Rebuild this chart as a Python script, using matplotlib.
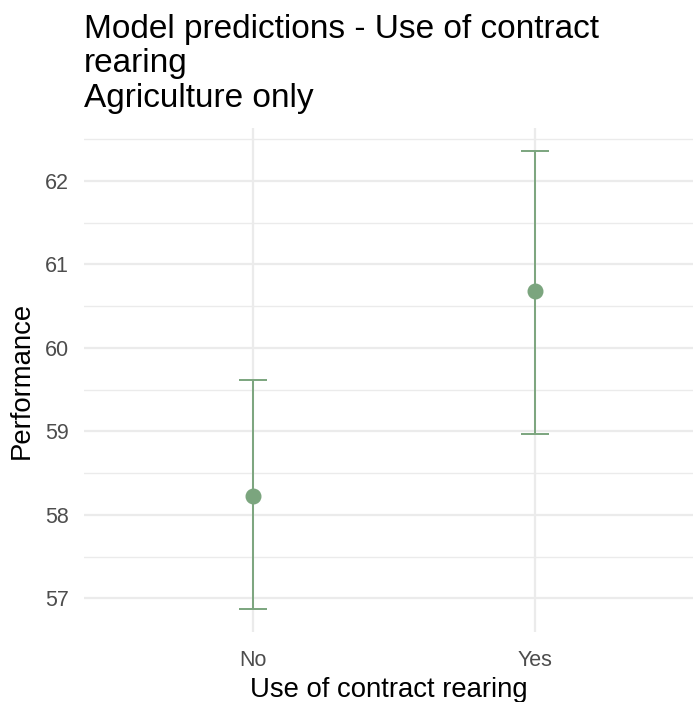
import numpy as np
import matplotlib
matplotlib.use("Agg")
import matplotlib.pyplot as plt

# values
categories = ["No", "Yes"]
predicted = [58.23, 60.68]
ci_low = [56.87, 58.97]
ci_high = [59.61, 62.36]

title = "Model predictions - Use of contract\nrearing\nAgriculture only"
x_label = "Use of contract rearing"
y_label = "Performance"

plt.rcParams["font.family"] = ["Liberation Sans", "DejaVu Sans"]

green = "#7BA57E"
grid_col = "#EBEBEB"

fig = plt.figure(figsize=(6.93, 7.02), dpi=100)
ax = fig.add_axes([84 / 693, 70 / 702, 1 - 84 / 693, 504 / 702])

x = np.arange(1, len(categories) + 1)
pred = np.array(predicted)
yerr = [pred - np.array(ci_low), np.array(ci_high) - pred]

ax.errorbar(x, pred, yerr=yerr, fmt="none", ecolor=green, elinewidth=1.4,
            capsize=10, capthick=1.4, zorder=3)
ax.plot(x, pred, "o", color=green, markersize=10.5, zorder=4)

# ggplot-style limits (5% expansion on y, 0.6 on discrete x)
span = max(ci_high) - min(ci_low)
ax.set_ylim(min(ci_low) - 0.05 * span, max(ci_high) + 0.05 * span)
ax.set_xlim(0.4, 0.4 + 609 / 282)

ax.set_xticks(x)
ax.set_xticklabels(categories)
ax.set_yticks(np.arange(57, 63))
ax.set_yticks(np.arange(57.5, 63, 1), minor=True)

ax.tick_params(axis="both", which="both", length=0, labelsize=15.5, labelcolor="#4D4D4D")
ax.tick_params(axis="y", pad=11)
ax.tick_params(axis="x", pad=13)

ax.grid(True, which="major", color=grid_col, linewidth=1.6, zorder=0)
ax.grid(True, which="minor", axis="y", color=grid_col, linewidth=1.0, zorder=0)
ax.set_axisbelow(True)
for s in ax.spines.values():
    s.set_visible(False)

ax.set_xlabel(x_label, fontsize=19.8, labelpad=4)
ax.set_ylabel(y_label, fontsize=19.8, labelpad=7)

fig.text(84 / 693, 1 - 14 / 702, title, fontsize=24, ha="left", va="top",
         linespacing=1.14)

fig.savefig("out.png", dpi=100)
□ □ □ □ □
◆ **Problem requirements**: Return each line from the material above exactly, but not the pictures.

◆ **Output of the task**:
Rebuild this chart as a Python script, using matplotlib.
import numpy as np
import matplotlib
matplotlib.use("Agg")
import matplotlib.pyplot as plt

# values
categories = ["No", "Yes"]
predicted = [58.23, 60.68]
ci_low = [56.87, 58.97]
ci_high = [59.61, 62.36]

title = "Model predictions - Use of contract\nrearing\nAgriculture only"
x_label = "Use of contract rearing"
y_label = "Performance"

plt.rcParams["font.family"] = ["Liberation Sans", "DejaVu Sans"]

green = "#7BA57E"
grid_col = "#EBEBEB"

fig = plt.figure(figsize=(6.93, 7.02), dpi=100)
ax = fig.add_axes([84 / 693, 70 / 702, 1 - 84 / 693, 504 / 702])

x = np.arange(1, len(categories) + 1)
pred = np.array(predicted)
yerr = [pred - np.array(ci_low), np.array(ci_high) - pred]

ax.errorbar(x, pred, yerr=yerr, fmt="none", ecolor=green, elinewidth=1.4,
            capsize=10, capthick=1.4, zorder=3)
ax.plot(x, pred, "o", color=green, markersize=10.5, zorder=4)

# ggplot-style limits (5% expansion on y, 0.6 on discrete x)
span = max(ci_high) - min(ci_low)
ax.set_ylim(min(ci_low) - 0.05 * span, max(ci_high) + 0.05 * span)
ax.set_xlim(0.4, 0.4 + 609 / 282)

ax.set_xticks(x)
ax.set_xticklabels(categories)
ax.set_yticks(np.arange(57, 63))
ax.set_yticks(np.arange(57.5, 63, 1), minor=True)

ax.tick_params(axis="both", which="both", length=0, labelsize=15.5, labelcolor="#4D4D4D")
ax.tick_params(axis="y", pad=11)
ax.tick_params(axis="x", pad=13)

ax.grid(True, which="major", color=grid_col, linewidth=1.6, zorder=0)
ax.grid(True, which="minor", axis="y", color=grid_col, linewidth=1.0, zorder=0)
ax.set_axisbelow(True)
for s in ax.spines.values():
    s.set_visible(False)

ax.set_xlabel(x_label, fontsize=19.8, labelpad=4)
ax.set_ylabel(y_label, fontsize=19.8, labelpad=7)

fig.text(84 / 693, 1 - 14 / 702, title, fontsize=24, ha="left", va="top",
         linespacing=1.14)

fig.savefig("out.png", dpi=100)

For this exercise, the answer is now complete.